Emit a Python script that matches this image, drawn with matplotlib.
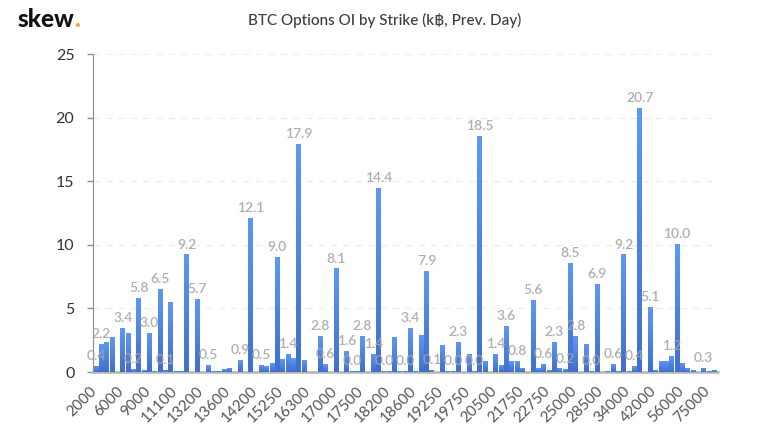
import matplotlib
matplotlib.use('Agg')
import matplotlib.pyplot as plt
from matplotlib.colors import LinearSegmentedColormap
from matplotlib.transforms import ScaledTranslation
import numpy as np

plt.rcParams['font.family'] = ['Lato', 'DejaVu Sans']

strikes = ['2000', '6000', '9000', '11100', '13200', '13600', '14200', '15250',
           '16300', '17000', '17500', '18200', '18600', '19250', '19750', '20500',
           '21750', '22750', '25000', '28500', '34000', '42000', '56000', '75000']

# one value per strike bar
oi = [0.4, 2.2, 2.3, 2.7, 0, 3.4, 3.0, 0.2, 5.8, 0.1,
      3.0, 0.05, 6.5, 0.1, 5.5, 0.04, 0.04, 9.2, 0, 5.7,
      0, 0.5, 0.02, 0.02, 0.2, 0.25, 0, 0.9, 0, 12.1,
      0, 0.5, 0.4, 0.65, 9.0, 1.0, 1.4, 1.1, 17.9, 0.9,
      0, 0, 2.8, 0.6, 0, 8.1, 0, 1.6, 0.02, 0.02,
      2.8, 0, 1.4, 14.4, 0.02, 0.02, 2.7, 0.02, 0.02, 3.4,
      0.02, 2.9, 7.9, 0.1, 0, 2.1, 0.02, 0.02, 2.3, 0,
      1.4, 0.02, 18.5, 0.8, 0, 1.4, 0.5, 3.6, 0.8, 0.85,
      0.3, 0, 5.6, 0.3, 0.6, 0.15, 2.3, 0.3, 0.2, 8.5,
      2.8, 0, 2.2, 0.02, 6.9, 0, 0.05, 0.6, 0.02, 9.2,
      0.02, 0.4, 20.7, 0, 5.1, 0.1, 0.8, 0.8, 1.2, 10.0,
      0.7, 0.25, 0.1, 0, 0.3, 0.03, 0.1]

# bars that carry a value label
labelled = [0, 1, 5, 7, 8, 10, 12, 13, 17, 19, 21, 27, 29, 31, 34, 36, 38, 42, 43, 45,
            47, 48, 50, 52, 53, 54, 58, 59, 62, 63, 67, 68, 71, 72, 75, 77, 79, 82, 84,
            86, 88, 89, 90, 93, 94, 97, 99, 101, 102, 104, 108, 109, 114]

yticks = [0, 5, 10, 15, 20, 25]

fig = plt.figure(figsize=(7.75, 4.33), dpi=100)
ax = fig.add_axes([92.5/775, 1-372/433, (718-92.5)/775, (372-54)/433])

x = np.arange(len(oi))
bars = ax.bar(x, oi, width=0.88, color='none', zorder=3)

# each bar fades from light at the top to darker at the base
fade = LinearSegmentedColormap.from_list('fade', ['#5f97f6', '#3f70cb'])
grad = np.linspace(0, 1, 64).reshape(-1, 1)
for b in bars:
    if b.get_height() > 0:
        ax.imshow(grad, cmap=fade, aspect='auto', zorder=3, interpolation='bilinear',
                  extent=(b.get_x(), b.get_x()+b.get_width(), 0, b.get_height()))

for i in labelled:
    ax.text(i, oi[i]+0.35, f'{oi[i]:.1f}', ha='center', va='bottom', fontsize=10,
            color='#a6a6a6', fontweight='semibold', alpha=0.9, zorder=4)

ax.set_xlim(-0.66, 116.7)
ax.set_ylim(0, 25)
ax.set_yticks(yticks)
ax.tick_params(axis='y', labelsize=11.5, labelcolor='#333333', length=4, width=1, color='#8c8c8c', pad=9)
ax.set_xticks(x[::5])
ax.set_xticklabels(strikes, rotation=45, ha='right', va='center', rotation_mode='anchor',
                   fontsize=11, color='#555555')
ax.tick_params(axis='x', length=0, pad=12)
shift = ScaledTranslation(-1/100, 0, fig.dpi_scale_trans)
for t in ax.get_xticklabels():
    t.set_transform(t.get_transform()+shift)
ax.grid(axis='y', linestyle=(0, (5, 5)), color='#ececec', linewidth=0.9, zorder=0)
ax.set_axisbelow(True)

for s in ['top', 'right']:
    ax.spines[s].set_visible(False)
ax.spines['left'].set_color('#8c8c8c')
ax.spines['bottom'].set_color('#b5b5b5')
ax.spines['bottom'].set_linewidth(1.8)

fig.text(385/775, 1-20/433, 'BTC Options OI by Strike (k\u0e3f, Prev. Day)', ha='center', va='center',
         fontsize=11, color='#3c3c3c', fontweight='medium')
fig.text(18/775, 1-27/433, 'skew', ha='left', va='baseline', fontsize=17.5,
         color='#111111', fontweight='black')
fig.text(74.5/775, 1-27/433, '.', ha='left', va='baseline', fontsize=17.5,
         color='#f5a623', fontweight='black')

fig.savefig('out.png', dpi=100)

__Request__: Exactly as written, please give again the lines from the beginning of the listing through the line containing "1-372/433, (718-92.5)/775, (372-54)/433])", inclusive, without any pictures.

__Result for this task__:
Emit a Python script that matches this image, drawn with matplotlib.
import matplotlib
matplotlib.use('Agg')
import matplotlib.pyplot as plt
from matplotlib.colors import LinearSegmentedColormap
from matplotlib.transforms import ScaledTranslation
import numpy as np

plt.rcParams['font.family'] = ['Lato', 'DejaVu Sans']

strikes = ['2000', '6000', '9000', '11100', '13200', '13600', '14200', '15250',
           '16300', '17000', '17500', '18200', '18600', '19250', '19750', '20500',
           '21750', '22750', '25000', '28500', '34000', '42000', '56000', '75000']

# one value per strike bar
oi = [0.4, 2.2, 2.3, 2.7, 0, 3.4, 3.0, 0.2, 5.8, 0.1,
      3.0, 0.05, 6.5, 0.1, 5.5, 0.04, 0.04, 9.2, 0, 5.7,
      0, 0.5, 0.02, 0.02, 0.2, 0.25, 0, 0.9, 0, 12.1,
      0, 0.5, 0.4, 0.65, 9.0, 1.0, 1.4, 1.1, 17.9, 0.9,
      0, 0, 2.8, 0.6, 0, 8.1, 0, 1.6, 0.02, 0.02,
      2.8, 0, 1.4, 14.4, 0.02, 0.02, 2.7, 0.02, 0.02, 3.4,
      0.02, 2.9, 7.9, 0.1, 0, 2.1, 0.02, 0.02, 2.3, 0,
      1.4, 0.02, 18.5, 0.8, 0, 1.4, 0.5, 3.6, 0.8, 0.85,
      0.3, 0, 5.6, 0.3, 0.6, 0.15, 2.3, 0.3, 0.2, 8.5,
      2.8, 0, 2.2, 0.02, 6.9, 0, 0.05, 0.6, 0.02, 9.2,
      0.02, 0.4, 20.7, 0, 5.1, 0.1, 0.8, 0.8, 1.2, 10.0,
      0.7, 0.25, 0.1, 0, 0.3, 0.03, 0.1]

# bars that carry a value label
labelled = [0, 1, 5, 7, 8, 10, 12, 13, 17, 19, 21, 27, 29, 31, 34, 36, 38, 42, 43, 45,
            47, 48, 50, 52, 53, 54, 58, 59, 62, 63, 67, 68, 71, 72, 75, 77, 79, 82, 84,
            86, 88, 89, 90, 93, 94, 97, 99, 101, 102, 104, 108, 109, 114]

yticks = [0, 5, 10, 15, 20, 25]

fig = plt.figure(figsize=(7.75, 4.33), dpi=100)
ax = fig.add_axes([92.5/775, 1-372/433, (718-92.5)/775, (372-54)/433])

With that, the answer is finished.